The only problem I see is if the negative reviews lied about the circumstances or reasoning behind the rating.
+Scott Johnson first off I don't think standing outside is different both are crappy IMHO. The problem with this is that reviews should be based on one persons experience not countless others who haven't even been there because of that 1 person. If people disagree with their decision just don't go there or if you're on the other side of it go out of your way to go there. Don't just leave 1 or 5 star reviews because of someone else's experience. It skews the data for the bad. 
Anyone else think google glass is douchy?
+Scott Johnson the gay analogy is flawed. You don't choose to be gay. Gay isn't a toy you bought to play with. Gay can't be put away at the dinner table.

You see where I'm going with this? Glass is a toy. It is. The original encounter should have gone like this.

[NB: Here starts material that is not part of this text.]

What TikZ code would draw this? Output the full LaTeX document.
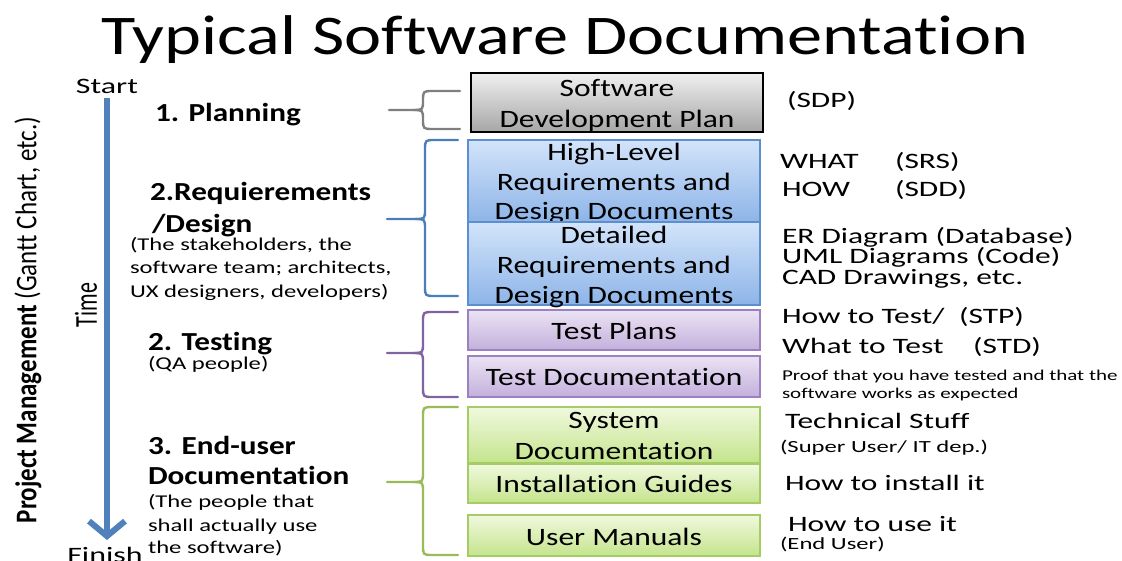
\documentclass[tikz,border=0pt]{standalone}
\usepackage{fontspec}
\setmainfont{Carlito}[Ligatures=NoCommon]
\usetikzlibrary{arrows.meta}
\definecolor{arrowblue}{HTML}{4F81BD}
\definecolor{bracegray}{HTML}{7F7F7F}
\definecolor{braceblue}{HTML}{4A7EBB}
\definecolor{bracepurple}{HTML}{8064A2}
\definecolor{bracegreen}{HTML}{9BBB59}
\definecolor{graytop}{HTML}{F0F0F0}
\definecolor{graybot}{HTML}{A6A6A6}
\definecolor{bluetop}{HTML}{D3E4FA}
\definecolor{bluebot}{HTML}{8DB4E8}
\definecolor{blueline}{HTML}{5B8FD0}
\definecolor{purptop}{HTML}{EBE3F4}
\definecolor{purpbot}{HTML}{C3B0DC}
\definecolor{purpline}{HTML}{9C80C4}
\definecolor{greentop}{HTML}{F0F9DE}
\definecolor{greenbot}{HTML}{C4E48C}
\definecolor{greenline}{HTML}{A6CC68}
\newcommand\curlybrace[7]{%
  \draw[brace,#1] (#4,#5) -- ({#3+10},#5) .. controls (#3,#5) .. (#3,{#5+10}) -- (#3,{#6-10}) .. controls (#3,#6) .. ({#3-10},#6) -- (#2,#6);
  \draw[brace,#1] ({#3-10},#6) .. controls (#3,#6) .. (#3,{#6+10}) -- (#3,{#7-10}) .. controls (#3,#7) .. ({#3+10},#7) -- (#4,#7);}
\begin{document}
\begin{tikzpicture}[x=1pt,y=-1pt,
  txt/.style={inner sep=0pt, outer sep=0pt},
  ttl/.style={txt, anchor=base, xscale=1.255, font=\fontsize{56}{60}\selectfont},
  lbig/.style={txt, anchor=base, xscale=1.45, font=\fontsize{22}{26}\selectfont},
  head/.style={txt, anchor=base west, xscale=1.2, font=\fontsize{26}{30}\selectfont\bfseries},
  lsm/.style={txt, anchor=base west, xscale=1.37, font=\fontsize{18}{22}\selectfont},
  bx/.style={txt, anchor=base, xscale=1.26, font=\fontsize{25}{30}\selectfont},
  rt/.style={txt, anchor=base west, xscale=1.43, font=\fontsize{22}{26}\selectfont},
  rsm/.style={txt, anchor=base west, xscale=1.45, font=\fontsize{17}{20}\selectfont},
  proof/.style={txt, anchor=base west, xscale=1.4, font=\fontsize{15}{18}\selectfont},
  brace/.style={line width=2.4pt, line cap=round, line join=round},
  docbox/.style={draw, line width=1.2pt, minimum width=292pt, inner sep=0pt, outer sep=0pt},
  graybox/.style={docbox, draw=black, top color=graytop, bottom color=graybot},
  bluebox/.style={docbox, draw=blueline, top color=bluetop, bottom color=bluebot},
  purplebox/.style={docbox, draw=purpline, top color=purptop, bottom color=purpbot},
  greenbox/.style={docbox, draw=greenline, top color=greentop, bottom color=greenbot},
  timearrow/.style={arrowblue, line width=6pt, -{Straight Barb[length=15pt,width=36pt]}}
]
\useasboundingbox (0,0) rectangle (1122,560);

% title
\node[ttl] (title) at (565,54) {Typical Software Documentation};

% left side
\node[txt, xscale=1.2, rotate=90, font=\fontsize{25}{30}\selectfont] (pm) at (28,320) {\textbf{Project Management} (Gantt Chart, etc.)};
\node[lbig] (start) at (107,93) {Start};
\node[lbig] (finish) at (105,562) {Finish};
\node[txt, xscale=1.45, rotate=90, font=\fontsize{22}{26}\selectfont] (time) at (86,305) {Time};
\coordinate (arrowtop) at (107,98);
\coordinate (arrowend) at (107,540);
\draw[timearrow] (arrowtop) -- (arrowend);

\node[head] (p1) at (155,121) {1. Planning};
\node[head] (r1) at (150,200) {2.Requierements};
\node[head] (r2) at (152,232) {/Design};
\node[lsm] (r3) at (130,250) {(The stakeholders, the};
\node[lsm] (r4) at (130,273) {software team; architects,};
\node[lsm] (r5) at (130,297) {UX designers, developers)};
\node[head] (t1) at (148,350) {2. Testing};
\node[lsm] (t2) at (148,369) {(QA people)};
\node[head] (e1) at (148,454) {3. End-user};
\node[head] (e2) at (148,484) {Documentation};
\node[lsm] (e3) at (148,507) {(The people that};
\node[lsm] (e4) at (148,531) {shall actually use};
\node[lsm] (e5) at (148,553) {the software)};

% braces
\curlybrace{bracegray}{389}{423}{460}{91}{110}{129}
\curlybrace{braceblue}{387}{425}{458}{140}{219}{296}
\curlybrace{bracepurple}{387}{423}{458}{312}{353}{397}
\curlybrace{bracegreen}{387}{423}{458}{407}{482}{555}

% boxes
\node[graybox, minimum height=59pt] (sdp) at (617,102.5) {};
\node[bx] (sdp1) at (617,96) {Software};
\node[bx] (sdp2) at (617,127) {Development Plan};

\node[bluebox, minimum height=82pt] (hl) at (614,181) {};
\node[bx] (hl1) at (614,160) {High-Level};
\node[bx] (hl2) at (614,190) {Requirements and};
\node[bx] (hl3) at (614,219) {Design Documents};

\node[bluebox, minimum height=83pt] (dd) at (614,263.5) {};
\node[bx] (dd1) at (614,243) {Detailed};
\node[bx] (dd2) at (614,273) {Requirements and};
\node[bx] (dd3) at (614,303) {Design Documents};

\node[purplebox, minimum height=40pt] (tp) at (614,330) {};
\node[bx] (tp1) at (614,339) {Test Plans};
\node[purplebox, minimum height=41pt] (td) at (614,376.5) {};
\node[bx] (td1) at (614,385) {Test Documentation};

\node[greenbox, minimum height=56pt] (sd) at (614,435) {};
\node[bx] (sd1) at (614,428) {System};
\node[bx] (sd2) at (614,459) {Documentation};
\node[greenbox, minimum height=39pt] (ig) at (614,483.5) {};
\node[bx] (ig1) at (614,492) {Installation Guides};
\node[greenbox, minimum height=41pt] (um) at (614,535.5) {};
\node[bx] (um1) at (614,545) {User Manuals};

% right side
\node[rt] (sdpabbr) at (787,107) {(SDP)};
\node[rt] (what) at (780,168) {WHAT};
\node[rt] (srs) at (895,168) {(SRS)};
\node[rt] (how) at (782,196) {HOW};
\node[rt] (sdd) at (895,196) {(SDD)};
\node[rt] (er) at (782,243) {ER Diagram (Database)};
\node[rt] (uml) at (782,263) {UML Diagrams (Code)};
\node[rt] (cad) at (782,284) {CAD Drawings, etc.};
\node[rt] (howt) at (782,323) {How to Test/};
\node[rt] (stp) at (959,323) {(STP)};
\node[rt] (whatt) at (782,353) {What to Test};
\node[rt] (std) at (973,353) {(STD)};
\node[proof] (pr1) at (782,380) {Proof that you have tested and that the};
\node[proof] (pr2) at (782,398) {software works as expected};
\node[rt] (tech) at (785,428) {Technical Stuff};
\node[rsm] (super) at (780,452) {(Super User/ IT dep.)};
\node[rt] (inst) at (785,490) {How to install it};
\node[rt] (use) at (788,531) {How to use it};
\node[rsm] (enduser) at (780,549) {(End User)};
\end{tikzpicture}
\end{document}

"Excuse me, miss, we're going to have to ask you to remove your glass because another customer has complained"
"Oh certainly. Sorry to cause a fuss"

But it didn't. They resorted to rounding up a pack of friends to go on an online defamation spree just because they were too self entitled to respect the businesses rules. They had every right to ask her to remove them. Any normal person would have just complied instead of going out of their way to make themselves look victimised for the sake of being allowed to wear their $1500 toy at the table.

Glasshole through and through. 

For the record, and everyone should be aware of this, +Derek Ross is just a messenger. Yes he was involved but he's not the main proponent of this incident. +Katy kasmai is the Glasshole.

Edit: I'll fix that tag later. G+ is bugging. 
+Joshua Allan-Sloper correct. I did not orchestrate anything. Someone suggested on Katy's post to give one star reviews. Myself and others listened to him, at the time it seemed like a good idea, now I think differently. Anyways, I made this post to help spread the word. It wasn't some grandmaster scheme. It was people making reviews on their own. I randomly made a post last night after Katy posted on Twitter about the outcome.
The company is free to ban glass. The customers and potential customers are free to complain, via review or other means. People are free to disagree with the tactic. I am free to disagree with them.

I just cannot understand how people view online reviews as somehow fundamentally different than other forms of expression. They aren't.